After the successful completion of the Anantapur Water project, a similar collaborative approach was followed to provide water to 450 upland and tribal habitations in East Godavari and West Godavari Districts of coastal Andhra Pradesh, and to 320 villages in the Medak and Mahbubnagar Districts, now in the state of Telangana. The most notable of the projects in terms of beneficiary scale was the one that provided drinking water to 80 lakh people suffering from acute drinking water shortage in the bustling metropolis of Chennai.
While the city required 75 crore litres of water per day, it had only 25 crore litres available. In 1968, four neighbouring states signed an agreement to release five TMC (thousand million cubic feet) of water annually from their share of a common river, Krishna, to Chennai, for augmenting its water supply. However, there was no change in the problem for 40 years. Water that was released from the Krishna river in neighbouring Andhra Pradesh did not reach Chennai due to the poor state of the linking canal that suffered heavy seepage and erosion. Residents of Chennai resorted to ferrying water from distant places at phenomenal cost. The loss of productive man-days due to poor health and time wasted in accessing drinking water was unimaginable.
Nonetheless, in the 24 months between October 2002 and November 2004, 4,000 workers employed round-the-clock, lined the bed and walls of large portions of the 150-kilometre long Kandaleru–Poondi Canal with 100mm of concrete. In certain sections, geo-membranes made of HDPE (High Density Polyethylene) sheets were placed on the canal bed to prevent seepage of water. By revetment of sections of the dam, the capacity of the Kandaleru Reservoir increased four times. The project not only ensured adequate water supply to Chennai, but also helped irrigate about three lakh acres of agricultural land in Nellore and Chittoor Districts of Andhra Pradesh en route Chennai.

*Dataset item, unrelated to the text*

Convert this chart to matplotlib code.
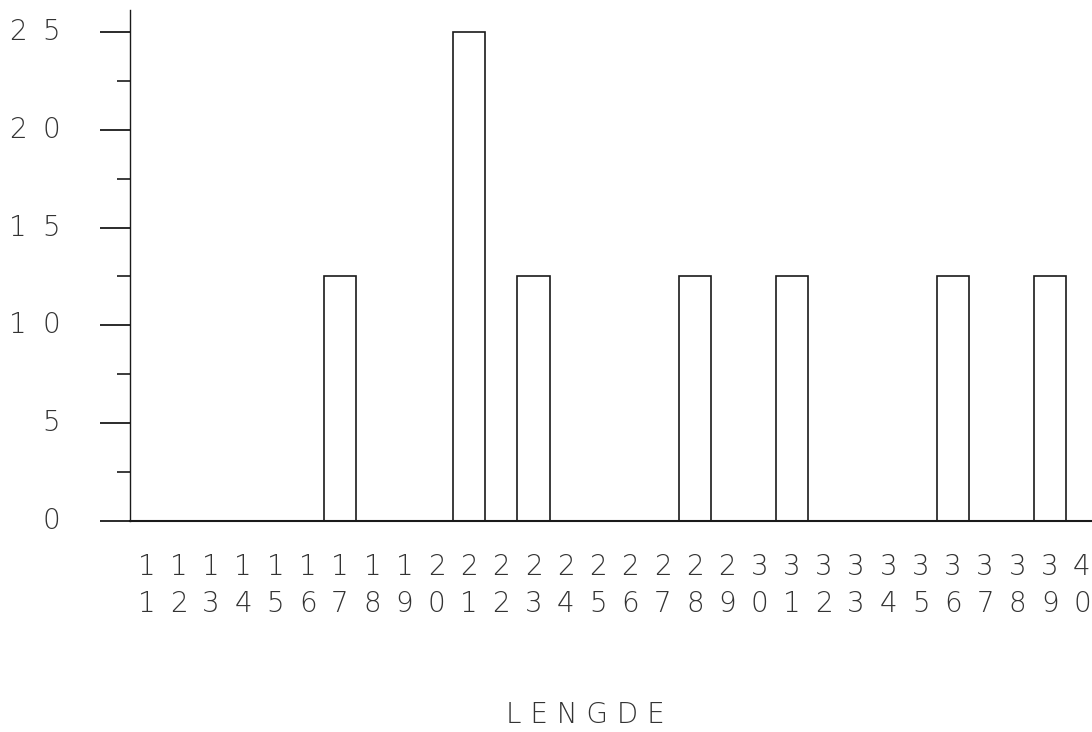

Thus, in a span of 12 years from 1994 to 2006, nearly 1.25 crore citizens from three states and multiple districts were benefited from a unique collaboration between civil society, an eminent corporation and government agencies. This is equivalent to the population of countries like New Zealand, Switzerland and Qatar put together! If a single such collaboration can contribute to the drinking water requirements of 1% of India’s population, I believe there is enormous power worthy of harnessing in Public Private Partnership.